A woman who lost a cycling race to a biological male who identifies as a female has said the end result was wildly unfair. Cyclist Jennifer Wagner said it was “definitely NOT fair” that she had to compete against Professor Rachel McKinnon at the 2018 UCI Masters Track Cycling World Championships held in Los Angeles.
Wagner, a doctor from Houston, achieved third place behind McKinnon and Dutch cyclist Carolien van Herrikhuyzen.
“I was the 3rd place rider. It’s definitely NOT fair,” she wrote on Twitter following the controversial finish.
Van Herrikhuyzen, however, called it an “honest race.”
“No one is a transgender to steal anyone’s medal. We had an honest race under [Union Cycliste Internationale] rules. If you compete you accept the rules, otherwise, don’t compete,” she wrote on Twitter. “I can only imagine what she had to go through in her life to be where she is now, how hard it is to fit in.”
But Wagner snapped back, pointing out that “just because it’s a CURRENT UCI rule doesn’t make it fair or right.”
“Rules can be changed,” she added.
Many have taken to social media to express their frustration at an athletic competition that allows biological males to compete against women.
“Just wanted to say that the whole world knows you won that race as a woman, it is a complete travesty that a man stole your victory, your podium and your medal,” one Twitter user replied to Wagner.
“I’m wondering how someone can compete in sport with higher testosterone levels than the rest of their competition, by a long shot,” another added. “That’s why US Anti Doping exists in sport, to keep everyone honest and the playing field level.”
McKinnon, who calls herself “an internationally recognized expert on the science and ethics of transgender inclusion in sport,” responded to Wagner on Twitter, writing that at Masters Worlds, Wagner defeated her fair and square.
“She beat me in 6 of 7 races at the 2017 Intelligentsia Cup,” McKinnon added. “In 2016 she beat me in all 3 Speed Week crits. She’s won 11 of our 13 races …and it’s unfair? Excuse me?”
The transgender athlete said that Wagner’s grievance “is what the double-bind for trans women athletes looks like.”
She added, “when we win, it’s because we’re transgender and it’s unfair; when we lose, no one notices (and it’s because we’re just not that good anyway).
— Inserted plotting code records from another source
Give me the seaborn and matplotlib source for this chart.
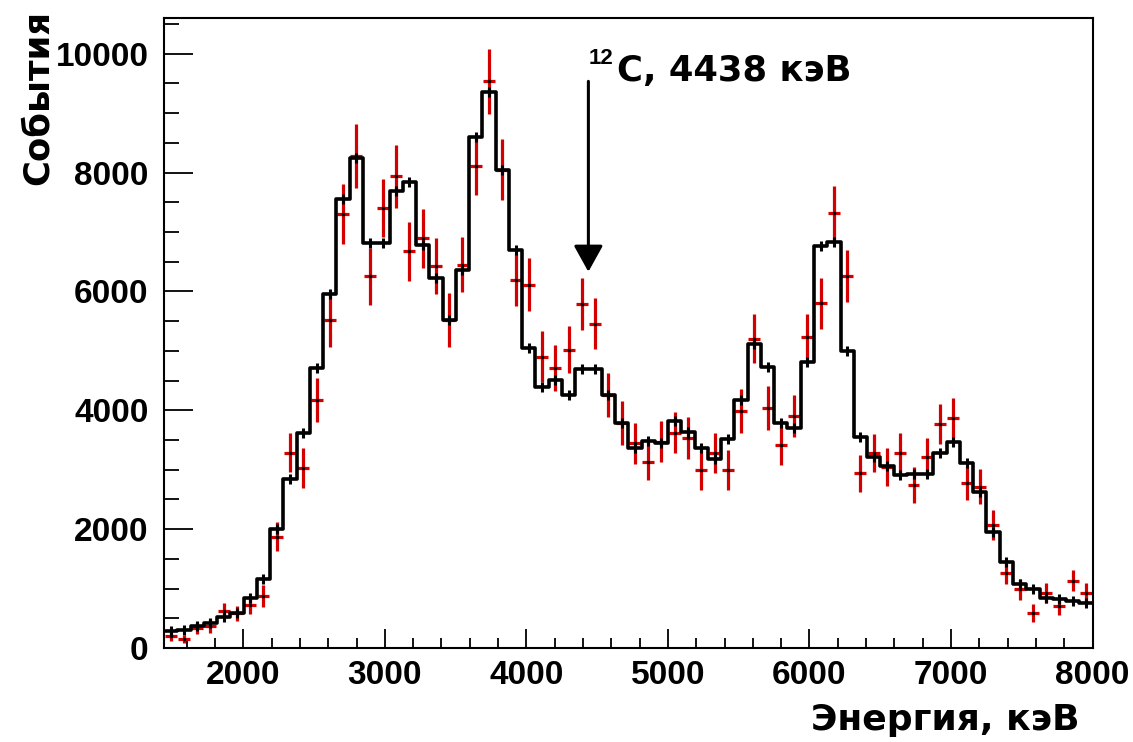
import numpy as np
import pandas as pd
import matplotlib
matplotlib.use("Agg")
import matplotlib.pyplot as plt
import seaborn as sns

# ---- data ----
E_MIN, E_MAX, N_BINS = 1440.0, 8000.0, 70

hist_counts = [290, 310, 370, 415, 517, 584, 836, 1156, 2003, 2845,
               3614, 4709, 5960, 7559, 8244, 6813, 6813, 7682, 7834, 6785,
               6224, 5522, 6352, 8597, 9349, 8036, 6700, 5045, 4399, 4512,
               4259, 4692, 4692, 4259, 3793, 3362, 3490, 3457, 3827, 3642,
               3362, 3177, 3513, 4175, 5118, 4725, 3793, 3698, 4820, 6768,
               6823, 5005, 3557, 3221, 3064, 2912, 2929, 2929, 3288, 3474,
               3109, 2632, 1958, 1453, 1077, 988, 837, 830, 796, 752]

data_counts = [202, 146, 331, 370, 629, 584, 724, 875, 1874, 3288,
               3035, 4170, 5522, 7306, 8283, 6251, 7402, 7935, 6672, 6897,
               6431, 5522, 6448, 8103, 9534, 8047, 6195, 6111, 4904, 4709,
               5017, 5791, 5455, 4259, 3783, 3446, 3137, 3474, 3625, 3530,
               2997, 3278, 2997, 3987, 5205, 4035, 3418, 3906, 5241, 5803,
               7318, 6263, 2941, 3278, 3042, 3288, 2744, 3210, 3771, 3867,
               2773, 2716, 2071, 1268, 988, 584, 921, 707, 1133, 931]

data_errors = [80, 70, 100, 110, 130, 130, 150, 180, 245, 330,
               335, 365, 450, 505, 535, 475, 490, 525, 490, 495,
               470, 450, 465, 477, 547, 513, 435, 449, 435, 393,
               398, 435, 429, 365, 365, 342, 314, 351, 351, 354,
               337, 337, 331, 365, 407, 365, 337, 356, 379, 429,
               463, 435, 309, 323, 315, 337, 297, 323, 342, 345,
               286, 300, 253, 188, 180, 149, 170, 150, 177, 170]

x_ticks = [2000, 3000, 4000, 5000, 6000, 7000, 8000]
y_ticks = [0, 2000, 4000, 6000, 8000, 10000]

line_energy = 4438
x_label = "Энергия, кэВ"
y_label = "События"

# ---- plot ----
sns.set_theme(style="ticks")
plt.rcParams['font.family'] = ['Liberation Sans', 'DejaVu Sans']
plt.rcParams['font.weight'] = 'bold'
for key in ['text.color', 'axes.labelcolor', 'xtick.color', 'ytick.color',
            'xtick.labelcolor', 'ytick.labelcolor', 'axes.edgecolor']:
    plt.rcParams[key] = 'black'

edges = np.linspace(E_MIN, E_MAX, N_BINS + 1)
centers = 0.5 * (edges[:-1] + edges[1:])
bw = edges[1] - edges[0]

df = pd.DataFrame({"energy": centers, "counts": hist_counts})

fig = plt.figure(figsize=(11.33, 7.42), dpi=100)
ax = fig.add_axes([164 / 1133, 1 - 648 / 742, (1092.6 - 164) / 1133, (648 - 18) / 742])

red = "#D40000"
ax.errorbar(centers, data_counts, yerr=data_errors, xerr=bw * 0.45,
            fmt='none', ecolor=red, elinewidth=2.3, capsize=0, zorder=2)

sns.histplot(data=df, x="energy", weights="counts", bins=N_BINS,
             binrange=(E_MIN, E_MAX), element="step",
             fill=False, color="black", linewidth=2.6, ax=ax)
ax.plot(centers, hist_counts, linestyle='none', marker='|', markersize=7,
        markeredgewidth=2.2, color='black', zorder=4)
ax.plot(centers, data_counts, linestyle='none', marker='o', markersize=1.5,
        color='black', zorder=4)

ax.set_xlim(E_MIN, E_MAX)
ax.set_ylim(0, 10600)

ax.set_xticks(x_ticks)
ax.set_xticklabels([str(v) for v in x_ticks])
ax.set_yticks(y_ticks)
ax.set_yticklabels([str(v) for v in y_ticks])
ax.set_xticks(np.arange(1600, 8001, 200), minor=True)
ax.set_yticks(np.arange(0, 10601, 500), minor=True)

ax.tick_params(axis='both', which='both', direction='in', color='black',
               top=False, right=False)
ax.tick_params(axis='x', which='major', length=14, width=1.3, labelsize=24, pad=9)
ax.tick_params(axis='x', which='minor', length=7, width=1.3)
ax.tick_params(axis='y', which='major', length=21, width=1.3, labelsize=24, pad=11)
ax.tick_params(axis='y', which='minor', length=10.5, width=1.3)
for lab in ax.get_xticklabels() + ax.get_yticklabels():
    lab.set_fontweight('bold')
    lab.set_color('black')

for s in ax.spines.values():
    s.set_linewidth(1.5)
    s.set_color('black')

lab_font = ['DejaVu Sans']
ax.set_xlabel(x_label, fontsize=26, fontweight='bold', loc='right',
              family=lab_font, color='black')
ax.xaxis.set_label_coords(0.9855, -0.087)
ax.set_ylabel(y_label, fontsize=25.5, fontweight='bold', loc='top',
              family=lab_font, color='black')
ax.yaxis.set_label_coords(-0.118, 1.013)

# arrow and annotation
ax.annotate("", xy=(line_energy, 6330), xytext=(line_energy, 9534),
            arrowprops=dict(arrowstyle="-|>,head_length=1.35,head_width=0.75",
                            color='black', lw=2.2, shrinkA=0, shrinkB=0))
ax.text(line_energy, 9830, "12", fontsize=16, fontweight='bold',
        ha='left', va='baseline', color='black')
ax.text(4640, 9534, "C, 4438 кэВ", fontsize=25.5, fontweight='bold',
        ha='left', va='baseline', family=lab_font, color='black')

fig.savefig("out.png", dpi=100)
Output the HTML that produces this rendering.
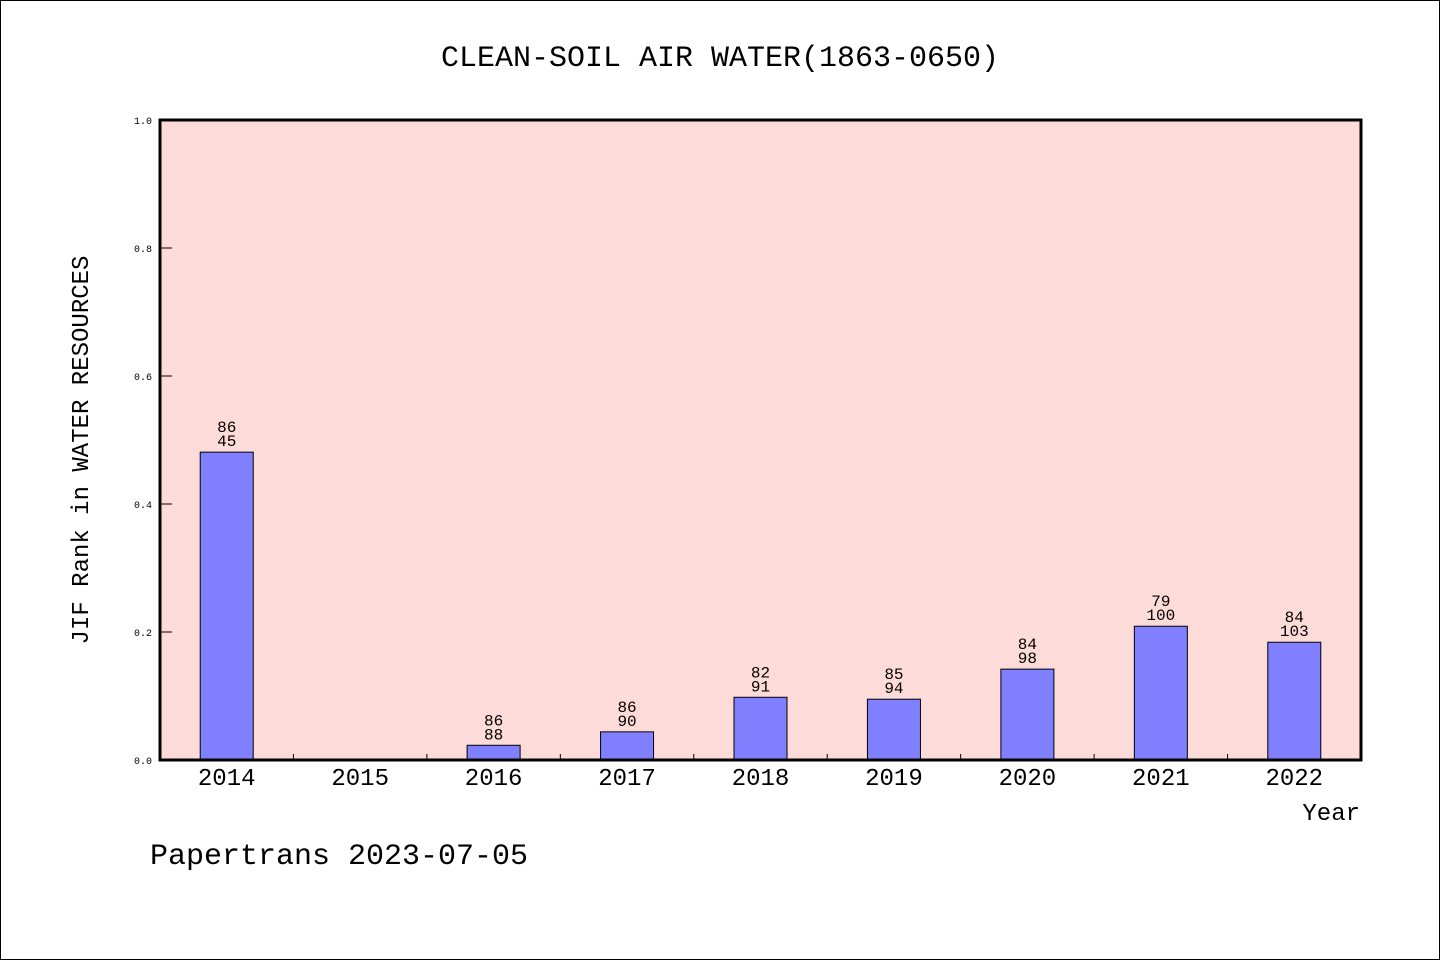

Even when it’s the SAME racer. That’s what transphobia looks like.”
Previously, McKinnon told USA Today that American society should not “have a woman legally recognized as a trans woman in society, and not be recognized that way in sports.”
“Focusing on performance advantage is largely irrelevant because this is a rights issue. We shouldn’t be worried about trans people taking over the Olympics,” she added. “We should be worried about their fairness and human rights instead. This is bigger than sports, and it’s about human rights.”
You know what gives me hope and strength?
— Dr. Rachel McKinnon (@rachelvmckinnon) October 17, 2018
The transgender woman went further, comparing the crisis of categorizing those of various different gender identities to when those in power were figuring out how to resolve racial segregation.
“By catering to cisgender people’s views, that furthers transgender people’s oppression,” McKinnon noted. “When it comes to extending rights to a minority population, why would we ask the majority? I bet a lot of white people were pissed off when we desegregated sports racially and allowed black people. But they had to deal with it.”
In 2017, the UCI was forced to “review and revise” its policies to accommodate transgender athletes after Canadian cyclist Kristen Worley, who underwent gender reassignment surgery in 2001, claimed her human rights had been violated by the governing authority. The reason for the complaint was because UCI strictly governs the amount of testosterone each athlete has in their system, which meant Kristen was permitted a dosage which below the amount she required as a transgender individual.
Following an Ontario tribunal ruling in favor of Worley, Cycling Canada, the Ontario Cycling Association and the UCI all vowed to review their policies. According to an interview given by McKinnon to Velo News, the UCI rules still require transgender women “to demonstrate a continued level of endogenous testosterone below a certain level for one year, that level is 10 nanomoles per liter.”
“I clearly meet the ICO/USAC/UCI policies,” McKinnon said.